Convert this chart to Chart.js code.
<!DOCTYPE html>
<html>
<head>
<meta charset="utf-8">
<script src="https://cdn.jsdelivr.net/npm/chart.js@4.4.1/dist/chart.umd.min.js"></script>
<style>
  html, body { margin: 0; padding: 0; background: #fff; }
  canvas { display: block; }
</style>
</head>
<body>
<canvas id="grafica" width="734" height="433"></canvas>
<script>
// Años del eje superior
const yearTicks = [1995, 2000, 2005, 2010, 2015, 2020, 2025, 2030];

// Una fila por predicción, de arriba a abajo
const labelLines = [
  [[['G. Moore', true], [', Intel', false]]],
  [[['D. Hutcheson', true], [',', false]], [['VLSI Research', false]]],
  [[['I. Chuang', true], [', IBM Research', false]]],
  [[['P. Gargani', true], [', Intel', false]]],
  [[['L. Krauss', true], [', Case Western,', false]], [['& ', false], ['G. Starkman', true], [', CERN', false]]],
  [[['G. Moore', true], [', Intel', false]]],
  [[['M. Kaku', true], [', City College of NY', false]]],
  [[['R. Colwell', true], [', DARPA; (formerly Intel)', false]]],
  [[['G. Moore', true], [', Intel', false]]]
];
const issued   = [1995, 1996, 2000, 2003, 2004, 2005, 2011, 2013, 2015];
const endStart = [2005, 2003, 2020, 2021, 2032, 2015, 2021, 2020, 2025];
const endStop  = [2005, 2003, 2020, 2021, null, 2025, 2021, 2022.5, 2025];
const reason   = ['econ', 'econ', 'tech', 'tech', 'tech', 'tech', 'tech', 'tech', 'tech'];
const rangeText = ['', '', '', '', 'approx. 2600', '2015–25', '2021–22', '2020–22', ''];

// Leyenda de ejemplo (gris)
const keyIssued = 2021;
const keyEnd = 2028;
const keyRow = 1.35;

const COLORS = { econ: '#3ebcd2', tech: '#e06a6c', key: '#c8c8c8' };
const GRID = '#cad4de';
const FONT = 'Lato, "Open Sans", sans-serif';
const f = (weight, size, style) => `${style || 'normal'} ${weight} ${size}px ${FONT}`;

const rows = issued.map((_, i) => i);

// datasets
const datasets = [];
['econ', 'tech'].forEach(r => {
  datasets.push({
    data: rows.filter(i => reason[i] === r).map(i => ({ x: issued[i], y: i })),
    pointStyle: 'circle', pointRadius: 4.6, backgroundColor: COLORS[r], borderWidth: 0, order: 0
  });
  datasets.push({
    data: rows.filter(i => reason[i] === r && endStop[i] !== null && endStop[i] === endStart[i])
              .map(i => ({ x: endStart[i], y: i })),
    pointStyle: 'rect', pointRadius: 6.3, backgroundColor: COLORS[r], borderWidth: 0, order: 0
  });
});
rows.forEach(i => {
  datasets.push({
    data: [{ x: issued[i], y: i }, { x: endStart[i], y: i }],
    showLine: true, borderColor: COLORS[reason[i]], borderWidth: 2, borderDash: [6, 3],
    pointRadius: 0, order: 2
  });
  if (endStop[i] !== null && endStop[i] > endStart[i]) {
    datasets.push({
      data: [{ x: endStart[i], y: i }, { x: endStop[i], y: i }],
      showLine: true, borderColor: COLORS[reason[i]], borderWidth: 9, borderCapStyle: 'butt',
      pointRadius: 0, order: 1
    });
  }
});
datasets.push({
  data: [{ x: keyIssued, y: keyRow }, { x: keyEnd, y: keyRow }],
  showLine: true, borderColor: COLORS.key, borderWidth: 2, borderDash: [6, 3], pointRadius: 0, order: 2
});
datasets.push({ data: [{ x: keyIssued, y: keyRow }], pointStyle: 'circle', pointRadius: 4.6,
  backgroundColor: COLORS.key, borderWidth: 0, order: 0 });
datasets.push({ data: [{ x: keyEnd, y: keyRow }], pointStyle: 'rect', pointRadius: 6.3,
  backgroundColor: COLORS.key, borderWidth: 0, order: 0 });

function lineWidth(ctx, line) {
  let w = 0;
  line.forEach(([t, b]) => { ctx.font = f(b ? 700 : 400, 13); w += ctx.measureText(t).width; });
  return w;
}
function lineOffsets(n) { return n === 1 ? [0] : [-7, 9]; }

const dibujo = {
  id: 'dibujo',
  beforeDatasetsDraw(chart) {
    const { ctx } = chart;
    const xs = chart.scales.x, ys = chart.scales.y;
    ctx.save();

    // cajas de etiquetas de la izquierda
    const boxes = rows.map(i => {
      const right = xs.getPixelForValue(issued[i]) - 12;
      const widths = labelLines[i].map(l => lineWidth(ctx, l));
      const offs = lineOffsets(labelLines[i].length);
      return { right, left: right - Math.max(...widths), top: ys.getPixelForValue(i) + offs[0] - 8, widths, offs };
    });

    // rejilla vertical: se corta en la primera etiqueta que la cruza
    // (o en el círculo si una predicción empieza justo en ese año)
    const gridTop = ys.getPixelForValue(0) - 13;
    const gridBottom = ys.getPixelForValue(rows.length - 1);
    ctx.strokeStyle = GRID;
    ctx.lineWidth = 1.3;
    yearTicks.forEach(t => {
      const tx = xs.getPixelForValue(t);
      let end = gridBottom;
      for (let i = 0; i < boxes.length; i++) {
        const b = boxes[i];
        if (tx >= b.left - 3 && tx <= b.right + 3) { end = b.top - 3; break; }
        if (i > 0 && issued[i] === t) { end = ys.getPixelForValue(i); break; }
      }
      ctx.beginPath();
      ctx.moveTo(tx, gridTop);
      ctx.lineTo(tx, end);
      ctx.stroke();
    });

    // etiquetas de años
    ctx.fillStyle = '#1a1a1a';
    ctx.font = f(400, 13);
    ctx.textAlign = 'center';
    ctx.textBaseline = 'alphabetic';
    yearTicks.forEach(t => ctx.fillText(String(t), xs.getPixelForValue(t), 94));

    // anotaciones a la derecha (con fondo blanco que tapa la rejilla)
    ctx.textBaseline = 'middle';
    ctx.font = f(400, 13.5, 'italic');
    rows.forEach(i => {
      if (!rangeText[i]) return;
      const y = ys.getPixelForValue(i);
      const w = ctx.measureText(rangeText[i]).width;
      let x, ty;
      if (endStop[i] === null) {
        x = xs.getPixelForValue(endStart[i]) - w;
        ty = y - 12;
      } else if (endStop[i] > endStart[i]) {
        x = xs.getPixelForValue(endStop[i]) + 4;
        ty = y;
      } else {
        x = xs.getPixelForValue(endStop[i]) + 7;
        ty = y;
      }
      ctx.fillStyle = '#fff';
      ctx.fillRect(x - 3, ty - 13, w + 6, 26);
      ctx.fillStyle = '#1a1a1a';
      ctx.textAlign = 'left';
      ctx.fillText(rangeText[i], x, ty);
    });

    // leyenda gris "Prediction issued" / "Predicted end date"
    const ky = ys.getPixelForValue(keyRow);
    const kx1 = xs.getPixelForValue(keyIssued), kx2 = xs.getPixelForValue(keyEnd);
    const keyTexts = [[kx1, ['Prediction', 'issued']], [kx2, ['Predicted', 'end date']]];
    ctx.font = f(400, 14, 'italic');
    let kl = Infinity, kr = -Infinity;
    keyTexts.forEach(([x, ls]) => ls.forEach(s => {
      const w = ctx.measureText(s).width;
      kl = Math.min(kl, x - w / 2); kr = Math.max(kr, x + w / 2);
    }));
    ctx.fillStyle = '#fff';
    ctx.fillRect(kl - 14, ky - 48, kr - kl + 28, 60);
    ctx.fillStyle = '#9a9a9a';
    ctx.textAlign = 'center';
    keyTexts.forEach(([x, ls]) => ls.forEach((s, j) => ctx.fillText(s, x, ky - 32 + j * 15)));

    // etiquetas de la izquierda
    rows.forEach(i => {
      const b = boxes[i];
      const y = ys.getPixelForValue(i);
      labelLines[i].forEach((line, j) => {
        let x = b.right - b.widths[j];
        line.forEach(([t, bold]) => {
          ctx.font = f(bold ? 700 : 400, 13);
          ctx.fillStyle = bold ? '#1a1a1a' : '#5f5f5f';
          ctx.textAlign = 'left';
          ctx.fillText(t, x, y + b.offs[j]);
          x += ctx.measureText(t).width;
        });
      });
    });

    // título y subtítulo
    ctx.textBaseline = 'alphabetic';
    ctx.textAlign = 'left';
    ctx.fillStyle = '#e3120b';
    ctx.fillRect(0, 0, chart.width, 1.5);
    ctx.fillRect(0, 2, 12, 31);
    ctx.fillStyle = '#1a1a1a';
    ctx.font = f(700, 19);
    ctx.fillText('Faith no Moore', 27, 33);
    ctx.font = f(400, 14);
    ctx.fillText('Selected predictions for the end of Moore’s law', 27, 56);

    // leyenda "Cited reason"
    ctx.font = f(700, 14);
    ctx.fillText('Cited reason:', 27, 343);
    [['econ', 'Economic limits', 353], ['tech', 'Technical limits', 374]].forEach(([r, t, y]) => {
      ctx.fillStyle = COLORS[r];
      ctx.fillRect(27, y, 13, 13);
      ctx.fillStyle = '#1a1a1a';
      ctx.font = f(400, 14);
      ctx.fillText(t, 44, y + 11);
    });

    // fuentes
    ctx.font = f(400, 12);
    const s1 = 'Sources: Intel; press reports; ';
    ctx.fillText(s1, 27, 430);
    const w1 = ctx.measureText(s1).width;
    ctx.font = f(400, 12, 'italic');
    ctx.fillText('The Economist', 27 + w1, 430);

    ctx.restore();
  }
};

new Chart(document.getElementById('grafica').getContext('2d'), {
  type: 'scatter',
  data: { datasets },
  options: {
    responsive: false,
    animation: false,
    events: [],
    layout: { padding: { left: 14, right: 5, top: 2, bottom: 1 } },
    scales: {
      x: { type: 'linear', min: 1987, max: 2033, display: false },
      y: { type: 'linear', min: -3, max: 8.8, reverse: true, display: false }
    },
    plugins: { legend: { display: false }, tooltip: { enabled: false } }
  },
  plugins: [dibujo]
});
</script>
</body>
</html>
...
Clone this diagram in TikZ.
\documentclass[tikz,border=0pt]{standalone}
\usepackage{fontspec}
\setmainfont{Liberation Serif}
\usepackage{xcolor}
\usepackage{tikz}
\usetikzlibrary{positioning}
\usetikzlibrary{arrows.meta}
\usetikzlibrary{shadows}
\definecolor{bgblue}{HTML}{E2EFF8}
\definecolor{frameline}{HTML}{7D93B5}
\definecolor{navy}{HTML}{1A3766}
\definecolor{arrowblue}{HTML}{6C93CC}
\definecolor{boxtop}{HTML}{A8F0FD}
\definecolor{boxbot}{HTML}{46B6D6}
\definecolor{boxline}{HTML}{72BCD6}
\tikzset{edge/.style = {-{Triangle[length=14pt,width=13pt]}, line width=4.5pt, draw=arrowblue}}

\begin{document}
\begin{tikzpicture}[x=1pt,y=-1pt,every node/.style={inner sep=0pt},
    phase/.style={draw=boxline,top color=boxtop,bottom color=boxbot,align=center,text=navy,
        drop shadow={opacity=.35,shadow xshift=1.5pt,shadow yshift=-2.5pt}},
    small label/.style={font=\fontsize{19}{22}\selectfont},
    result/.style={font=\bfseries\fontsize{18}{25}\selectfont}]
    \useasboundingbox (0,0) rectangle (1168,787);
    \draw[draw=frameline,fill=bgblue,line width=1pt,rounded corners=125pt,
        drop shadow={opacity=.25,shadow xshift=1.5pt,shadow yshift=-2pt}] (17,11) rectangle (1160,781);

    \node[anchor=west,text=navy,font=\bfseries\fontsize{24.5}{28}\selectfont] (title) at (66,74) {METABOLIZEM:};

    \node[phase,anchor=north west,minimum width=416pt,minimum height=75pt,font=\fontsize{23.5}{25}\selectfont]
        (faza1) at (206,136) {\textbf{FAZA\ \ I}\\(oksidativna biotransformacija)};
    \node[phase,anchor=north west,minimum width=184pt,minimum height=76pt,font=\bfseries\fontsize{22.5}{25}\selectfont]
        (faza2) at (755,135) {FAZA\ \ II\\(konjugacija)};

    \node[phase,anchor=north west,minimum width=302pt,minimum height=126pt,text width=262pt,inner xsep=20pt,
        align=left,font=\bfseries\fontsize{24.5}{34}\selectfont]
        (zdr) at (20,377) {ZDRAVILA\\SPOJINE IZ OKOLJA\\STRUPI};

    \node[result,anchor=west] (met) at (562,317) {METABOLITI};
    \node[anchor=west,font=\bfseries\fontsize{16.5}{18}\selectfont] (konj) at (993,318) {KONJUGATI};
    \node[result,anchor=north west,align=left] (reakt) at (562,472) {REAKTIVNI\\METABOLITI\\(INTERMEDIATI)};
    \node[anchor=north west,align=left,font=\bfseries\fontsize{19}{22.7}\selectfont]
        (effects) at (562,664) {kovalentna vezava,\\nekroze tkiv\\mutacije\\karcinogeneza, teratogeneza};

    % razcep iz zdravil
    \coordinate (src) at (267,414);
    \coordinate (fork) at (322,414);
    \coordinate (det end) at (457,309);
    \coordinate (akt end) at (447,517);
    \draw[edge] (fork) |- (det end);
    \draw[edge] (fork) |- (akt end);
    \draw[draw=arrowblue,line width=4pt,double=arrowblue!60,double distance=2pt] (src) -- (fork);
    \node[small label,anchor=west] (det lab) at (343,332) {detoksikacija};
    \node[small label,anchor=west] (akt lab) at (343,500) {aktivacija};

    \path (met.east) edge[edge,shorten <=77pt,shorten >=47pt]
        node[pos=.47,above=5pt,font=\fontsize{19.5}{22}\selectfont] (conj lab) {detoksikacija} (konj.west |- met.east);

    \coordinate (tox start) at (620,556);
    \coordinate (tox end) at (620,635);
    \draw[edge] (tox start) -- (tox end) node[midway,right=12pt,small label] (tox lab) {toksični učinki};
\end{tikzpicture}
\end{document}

→ EXERCISE GOAL
Return exactly the lines above from the line that has "Convert this chart to Chart.js code." through the line that has "2020, 2025, 2030];", inclusive, and nothing else.

→ FULL OUTPUT
Convert this chart to Chart.js code.
<!DOCTYPE html>
<html>
<head>
<meta charset="utf-8">
<script src="https://cdn.jsdelivr.net/npm/chart.js@4.4.1/dist/chart.umd.min.js"></script>
<style>
  html, body { margin: 0; padding: 0; background: #fff; }
  canvas { display: block; }
</style>
</head>
<body>
<canvas id="grafica" width="734" height="433"></canvas>
<script>
// Años del eje superior
const yearTicks = [1995, 2000, 2005, 2010, 2015, 2020, 2025, 2030];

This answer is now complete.